Ein weiterer Grund für die Einstellung Schwerbehinderter neben den Themen Diversität und Inklusion ist, dass Arbeitgeber Geld sparen. Schließlich müssen Sie gemäß § 160 SGB IX eine Abgabe an das zuständige Integrationsamt leisten, wenn Sie nicht die vorgeschriebene Anzahl schwerbehinderter Menschen in ihrem Betrieb beschäftigen. 

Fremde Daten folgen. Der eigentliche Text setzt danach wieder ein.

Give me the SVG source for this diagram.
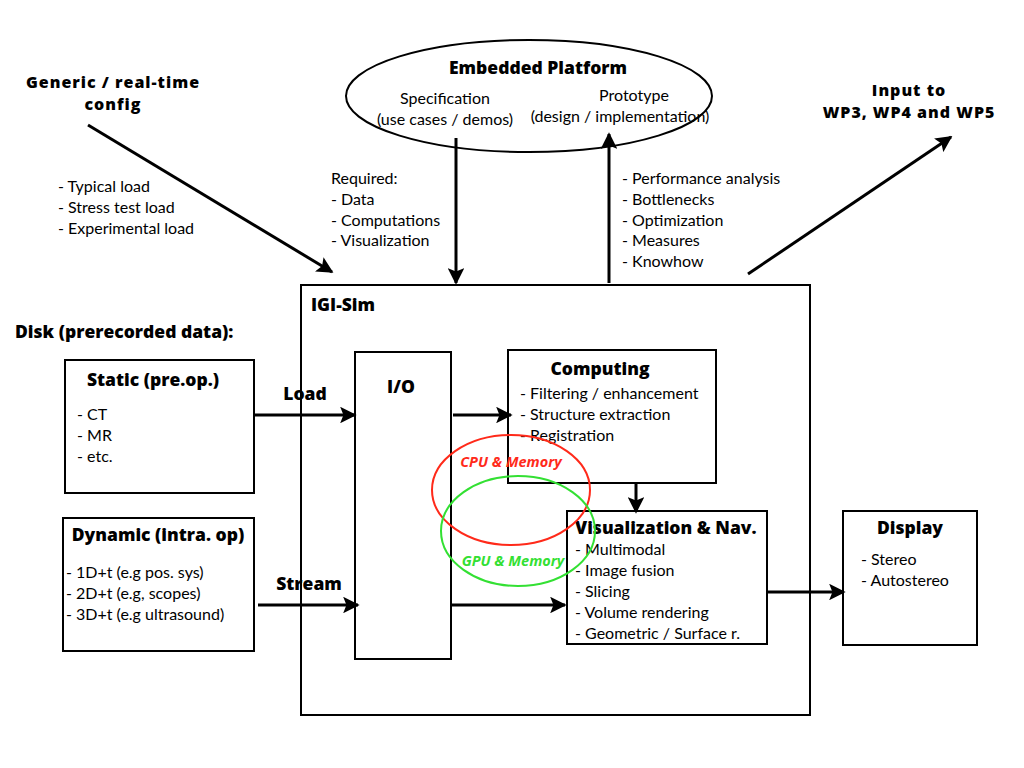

Fazit: Wenn sich Schwerbehinderte bewerben, müssen Arbeitgeber bei Vorstellungsgesprächen einiges beachten

Während private Arbeitgeber angeraten, aber nicht verpflichtet sind, schwerbehinderte Bewerber zum Vorstellungsgespräch einzuladen, ist es für öffentliche Arbeitgeber ein Muss. Andernfalls droht ein Diskriminierungsvorwurf, der in Entschädigungsansprüchen münden kann. Auch wenn der Umgang mit Bewerbungen von Schwerbehinderten zunächst kompliziert scheint – sie im Team zu haben kann eine Bereicherung sein, weshalb Arbeitgeber nicht nur den Verwaltungsaufwand, sondern auch die positiven Seiten sehen sollten.